Becoming a widow as I did in my early 50s was the defining moment of my life. My husband, to whom I had been married for over 29 years, had just made me a cup of coffee and was going upstairs to the study. I heard a crash in the hall and a strange groaning sound. I ran and found him lying face down on the floor and realised immediately that life had changed forever. I dialled the emergency services and turned him - somehow and with superhuman strength he was able to put his arm around my shoulder and that is how 5 minutes later the paramedics had found us. As I gave him into their care he turned blue and I had to help to try to perform CPR on my husband as the paramedics struggled with their equipment.....all in vain. Within the space of 30 minutes my old life was shattered and I entered a strange world where I tried to make sense of people and events without the man who had been my closest companion and best friend for so many years.
The time that followed remains a blur of misery. Without him everything seemed to fall apart - in the words of WB Yeats "the centre" did "not hold" and I fell into disarray. Even the fabric of the house seemed to conspire against me as the heating system failed the day after the death, the fence fell down, the pipes sprung leaks, the car exhaust fell off.....this was "his" territory and I was adrift.....

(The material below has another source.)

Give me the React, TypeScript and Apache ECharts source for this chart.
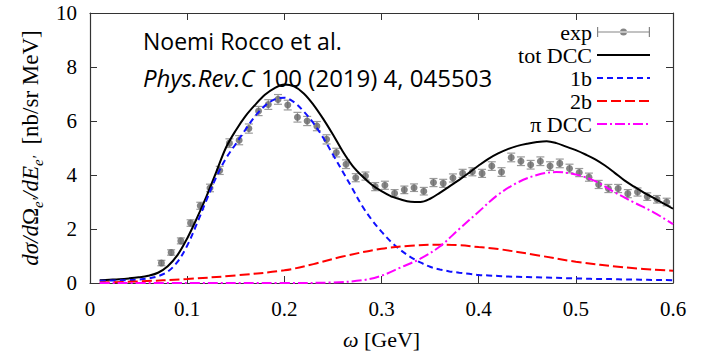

I think if someone had reached out then and said "please stay with us awhile," or "would you like to come and share a meal with us" or even "can I come and just sit with you" I might have fared better. There were long weekends where I spoke to noone from Friday to Monday and even one week when I was on holiday when I spoke to noone at all and lost the use of my voice as a result. I struggled with simple things like shopping, walking around the supermarket as late as I dared with my eyes on the ground to avoid making eye contact. I lost the ability to make rational decisions for a while. I stopped sleeping, preferring to stay up all night and watch endless tv programmes about gory operations and near death experiences. I wore dark glasses even when the sun stopped shining. ............
I have recovered a sense of self. Yesterday, with my new partner at my side and my little dog Martha at my feet I stood looking out at an unbelievably blue sea on what must have been the first day of summer and was glad to have survived. At the weekend, talking to other widows and listening to their stories I had almost "gone under" again, I had almost allowed myself the luxury of a downward spiral into grief, but I will not go there again until I have to. I want to make the rest of my life count and thereby honour my late husband's memory. I want to survive and prove that it is possible to do so.
And I want to remind people that it is only a small act of kindness - the sharing of a meal or simply some time - that would have made the loss easier to bear in those early dark days.